Footage has emerged showing young wild elephants being captured in Zimbabwe in preparation for what is thought to be their sale to Chinese zoos.
The video shows part of the legal, yet secretive operation where five elephants were caught in Hwange national park by workers at Zimbabwe Parks and Wildlife Management Authority, reports The Guardian, which was handed clip.
Shot on 8 August, the footage shows a group of men rushing into the bush before strapping up a calf sedated by tranquillisers fired from a helicopter.
Later a young female elephant is shown being kicked and smacked in the head by workers trying to force her back into a trailer, while another pulls her tail.
A total of 14 elephants were captured, according to The Guardian. The officials had apparently intended to take as many as 40 elephants before a helicopter crash forced them to abandon the operation.
A source told the newspaper the elephants were now in the holding pens waiting to be shipped abroad.
The buyer for the giant mammals is allegedly a Chinese businessman associated with a similar case that saw 11 wild hyenas taken from the wild and found in an horrific state in a truck at Harare international airport.

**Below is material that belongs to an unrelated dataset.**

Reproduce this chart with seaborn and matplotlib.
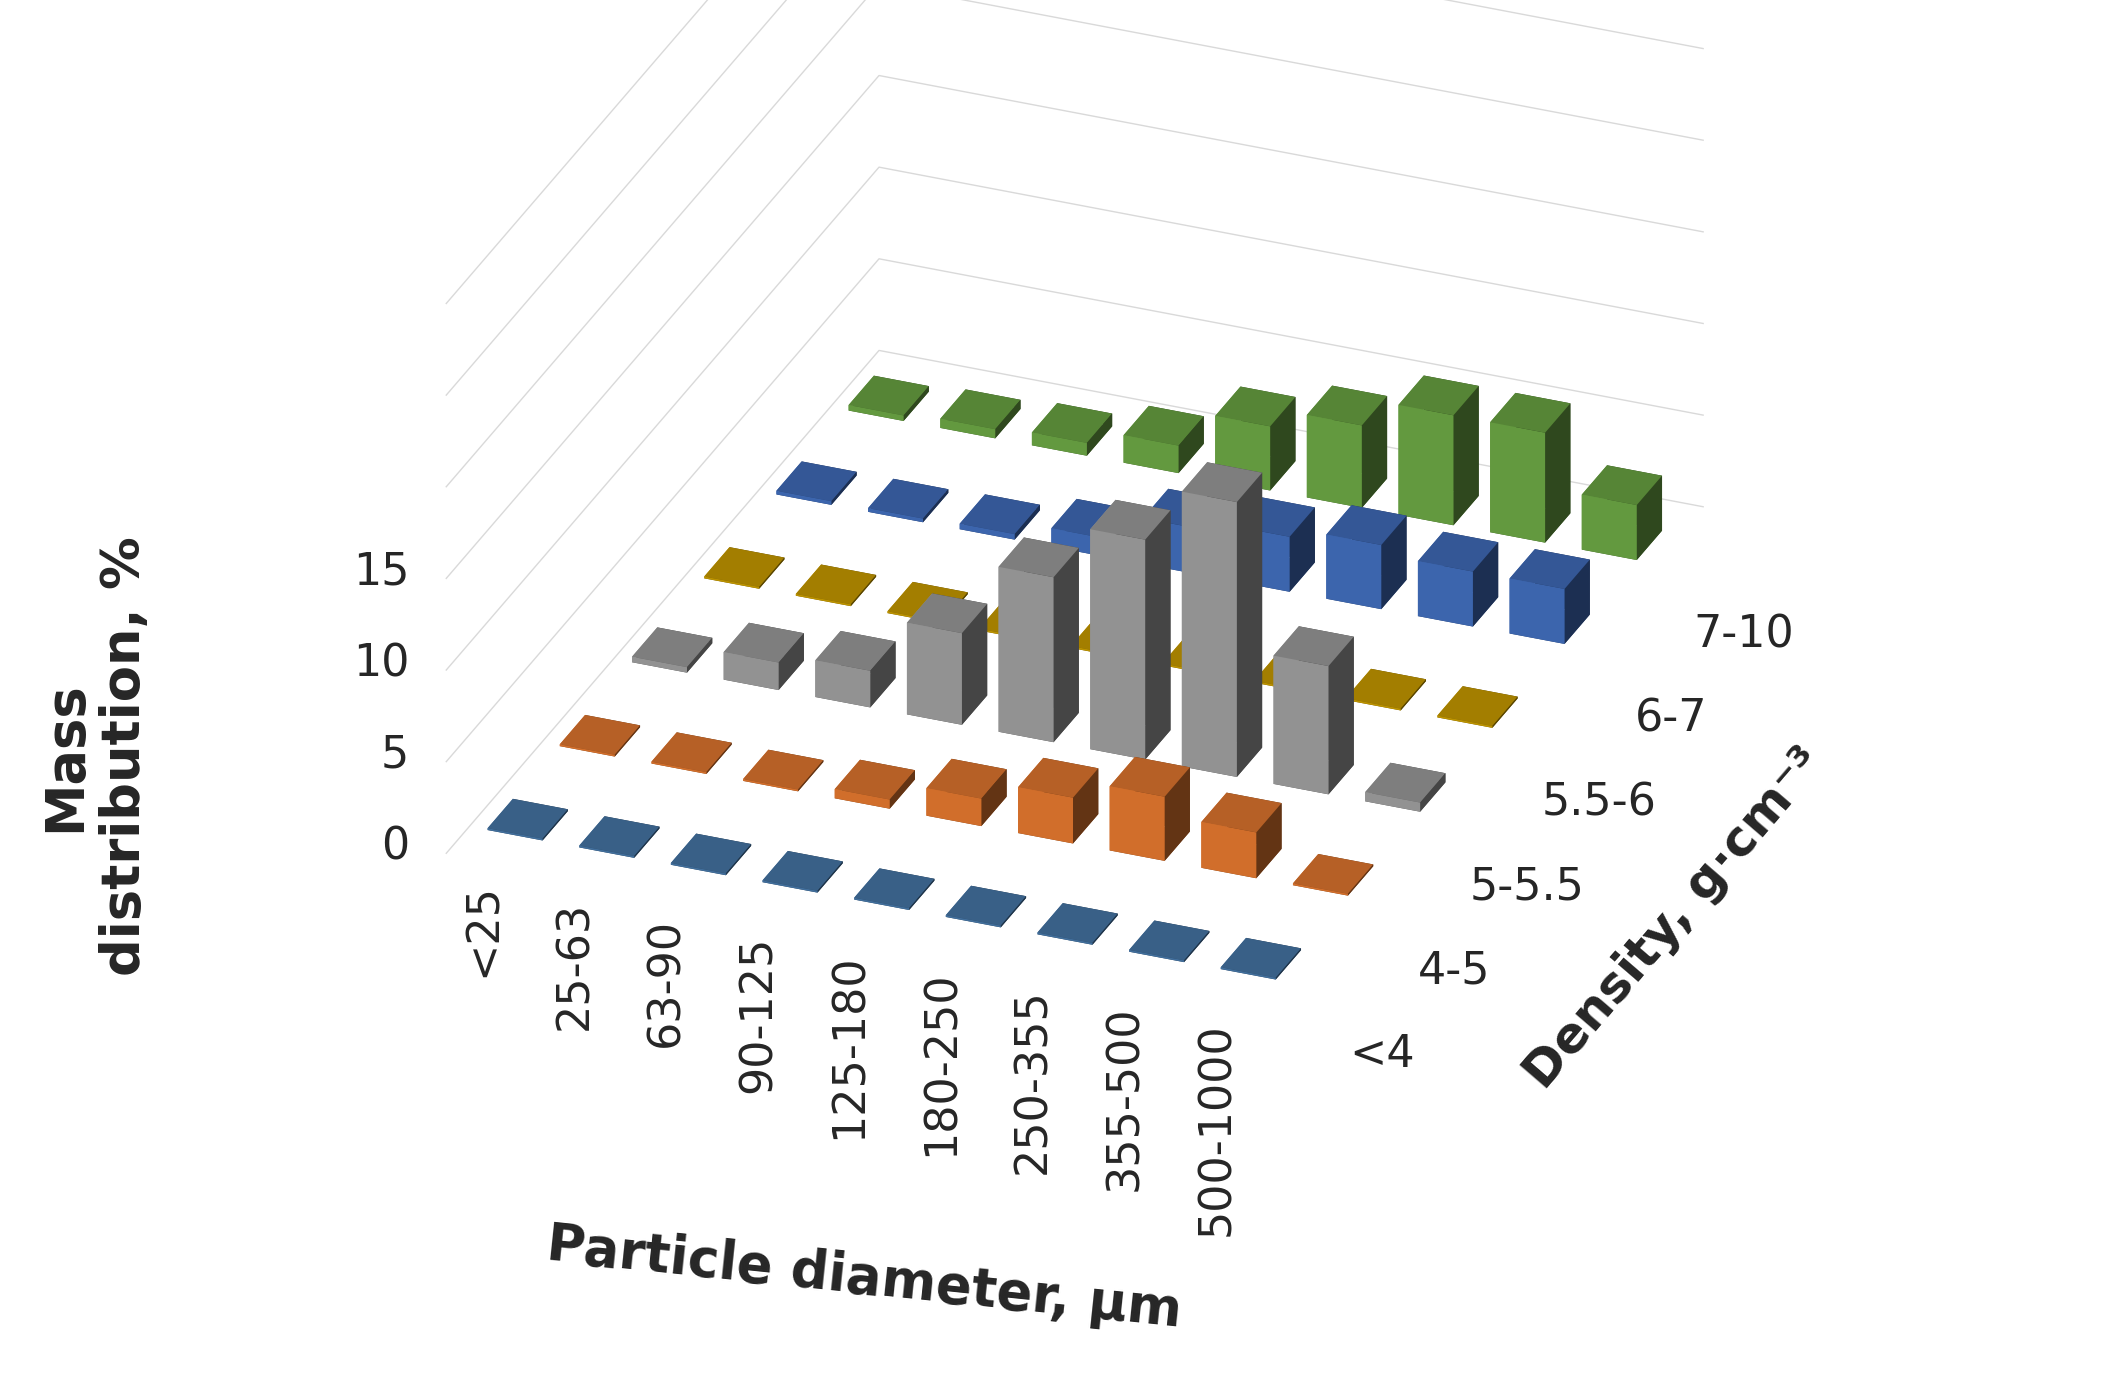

Elisa Allen, Director at PETA, told The Independent: "It's an inexcusably hideous, archaic practice for certain zoos like those in China – where no animal-protection laws exist – to ignore the emotions, family relationships, and need to be free that all wild animals share by still cruelly capturing them for display.
"They are paying people to subject these wild beings to a terrifying ordeal, which is incomprehensible to them, in what is just the beginning of a bleak, diminished existence in captivity.
"Elephants are hugely sensitive and highly intelligent, and in nature, they roam vast distances every day with their closely knit families – a way of life that zoos can never, ever come close to replicating, as many of their administrators already admit. Anyone wanting to help these – and other – animals can start by avoiding all zoos."
Cites, the international body governing the elephant trade, stipulates that the sale of them must benefit their conservation in the wild.
Oppah Muchinguri-Kashiri, Zimbabwe's environment minister, said last year that the sale of elephants was needed to pay for national parks in the country.